When AMS withdrew its earlier offer, that cleared the way for investors Bain Capital and The Carlyle Group to try to buy Osram. However, Osram’s largest shareholder Allianz Global Investors rejected the deal, reportedly suggesting Osram was being offered at a knockdown price.

Reporting its third quarter results at the end of July, Osram was quite pessimistic, saying the quarter showed no signs of business revival, with the automobile markets in particular being weak. As a result, its revenue on a comparable basis fell 14.9% year on year to €850 million.

Meanwhile, AMS, whose revenues are significantly dependent on Apple, said the proposed deal expedites the diversification of AMS' revenue mix.

Specifically, AMS said the transaction will ‘materially diversify the revenue composition of AMS’ translating into a more balanced, less volatile earnings and cash flow mix, with 35% revenue exposure to consumer and 45% to automotive (pro-forma for the contribution from Osram). The combined automotive business aims to lead in new high-growth markets such as assisted and autonomous driving, automotive human-machine interface and automotive digital lighting, where revenue growth is driven by market penetration of new features rather than car volume growth.

New sensor and optical solutions, especially for automotive

AMS also said the combination would accelerate the development of new innovations in optical solutions, and enhance its manufacturing footprint with scale and cost advantages.

The trend is for sensors and light sources to be increasingly packaged into one solution comprising emitter, optical path, receiver, and driver ICs with embedded algorithms and application layer software.

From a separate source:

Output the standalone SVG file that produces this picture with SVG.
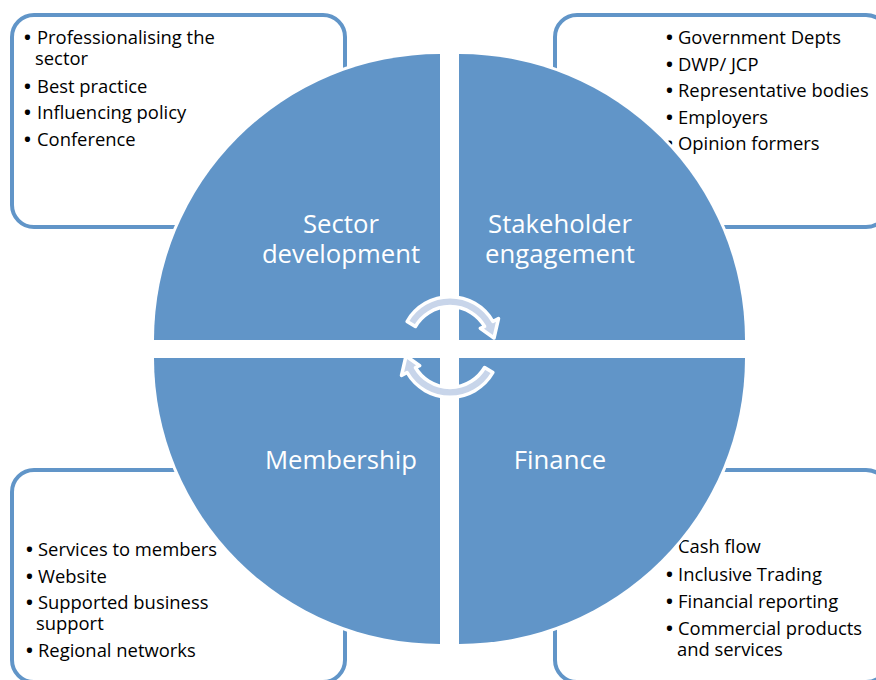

AMS specializes in sensors, and Osram specializes in photonics. Osram has high-power and infrared LEDs and EEL (edge emitting lasers), which will complement AMS' emitter portfolio of high-performance VCSELs and VCSEL arrays.

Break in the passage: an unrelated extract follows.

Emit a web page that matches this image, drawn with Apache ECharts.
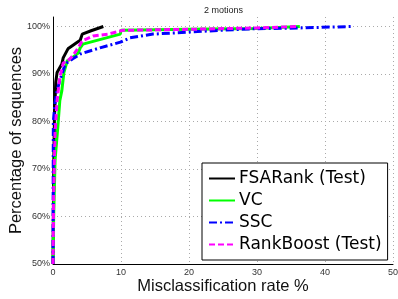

In optical semiconductors, AMS is targeting new high-growth applications especially in automotive. For example, this includes 3D sensing, in-cabin sensing, industrial imaging, assisted and autonomous driving, automotive human-machine interface and automotive digital lighting. Additionally, other target markets include consumer AR/VR and personal healthcare.

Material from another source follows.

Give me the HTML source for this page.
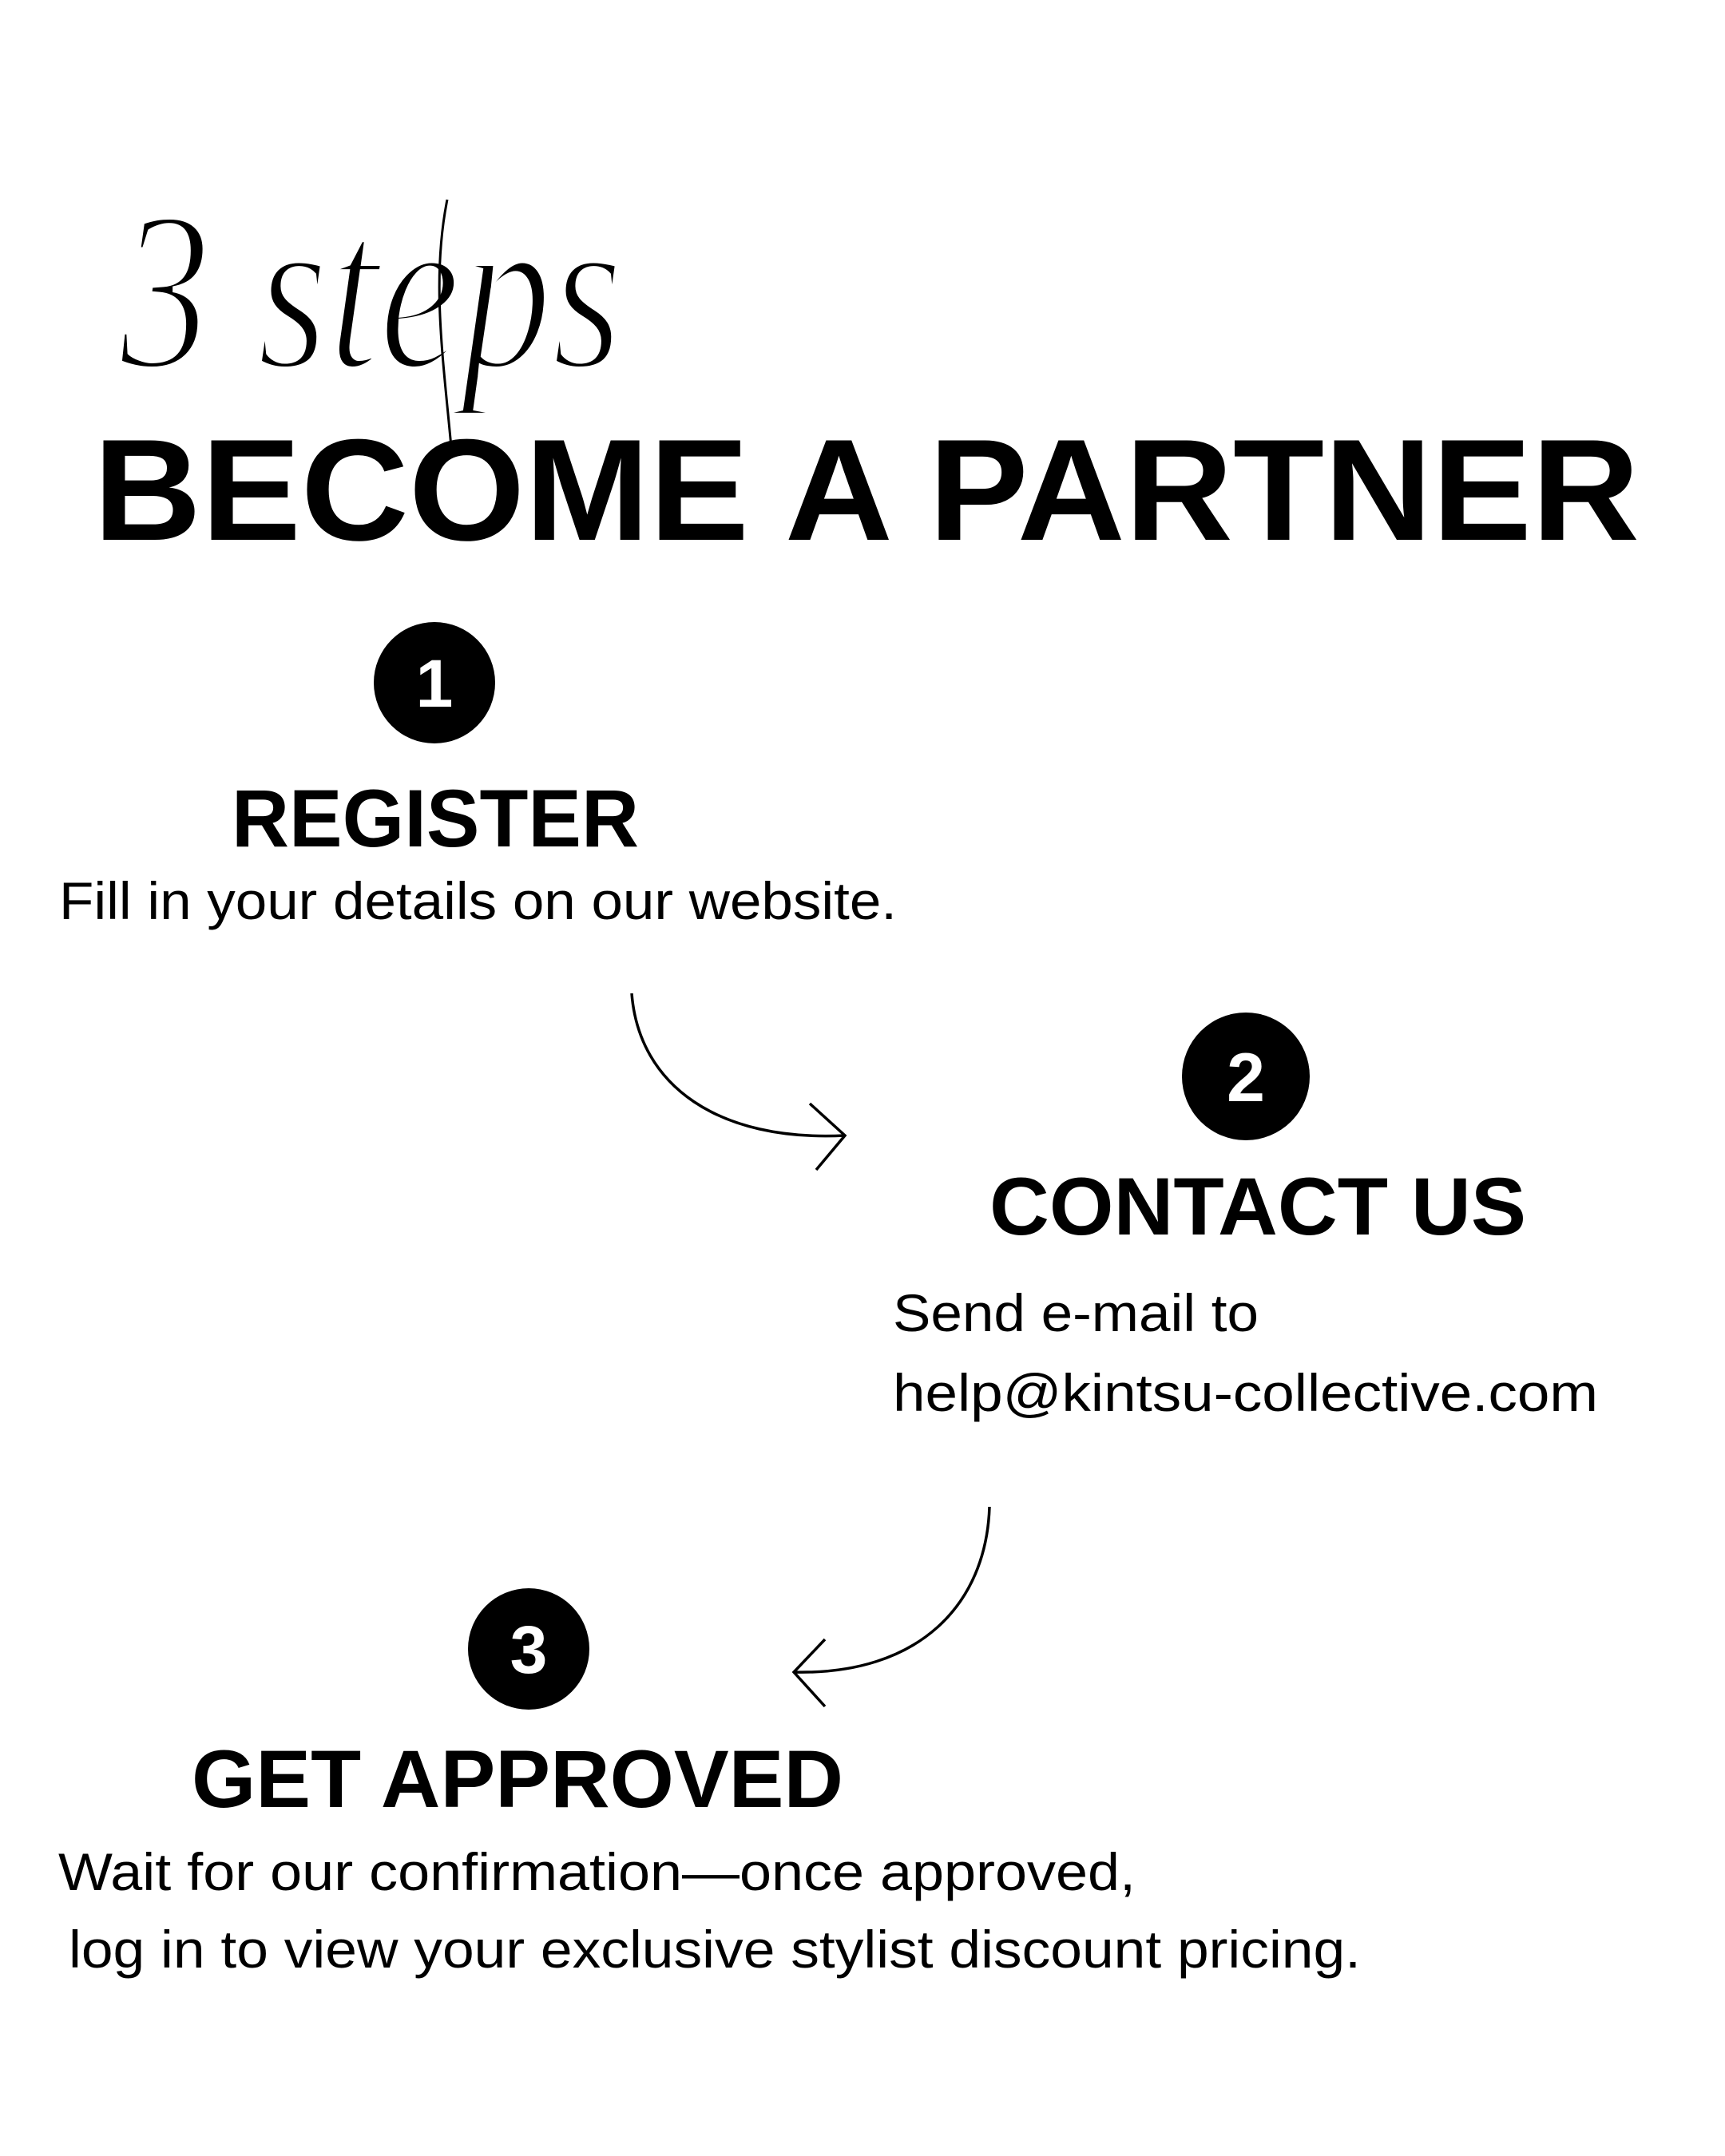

Other target applications include new consumer and automotive displays, with small microLED displays featuring full sensor-display integration, applicable for smart watches, AR/VR, and other vehicles. In autonomous driving, the company is looking to develop lidar solutions with both VCSEL and EEL, leveraging front and rear lighting systems as lidar hubs. In digital automotive lighting, efforts will aim to create miniaturized light projectors for exterior and interior lighting solutions.

Other innovations it will explore include next-generation imaging with ultra-small wafer-level cameras for AR/VR glasses as well as displays in automotive; and in bio-sensing with on-skin and in-ear bio-sensing based on lasers and detectors, and solutions to take on the challenge of non-invasive glucose monitoring.

Complementary manufacturing footprint and scale

With recent capital investments in production lines by both companies, including Osram’s investments in low-labor-cost facilities in Malaysia and China, plus AMS’ footprint in Singapore, AMS said there are clear scale and cost advantages. Combining and optimizing manufacturing capacities will result in better utilization rates and facilitates insourcing of selected components, underpinning medium term revenue synergies.

Specifically, AMS intends to consolidate all front-end LED production and development in Regensburg (Germany), leading to job creation and continued investment in technology development in the area. In addition, ams intends to consolidate the back-end LED production in Asia, which will optimize its Asian manufacturing footprint and address the capacity utilization headroom.

Aiming to complete in first half of 2020

The bid is not quite straightforward, due to a 12-month standstill agreement which was previously entered into in June 2019, part of a pre-condition for AMS being granted access to due diligence on Osram when it bid the first time back in May 2019. Since this is still in place, AMS said it had launched its latest takeover proposal in the hope that Osram would waive the standstill agreement, which would otherwise prevent it from proceeding with the takeover.

Assuming Osram does waive that agreement, AMS said it hopes to complete the transaction in the first half of 2020.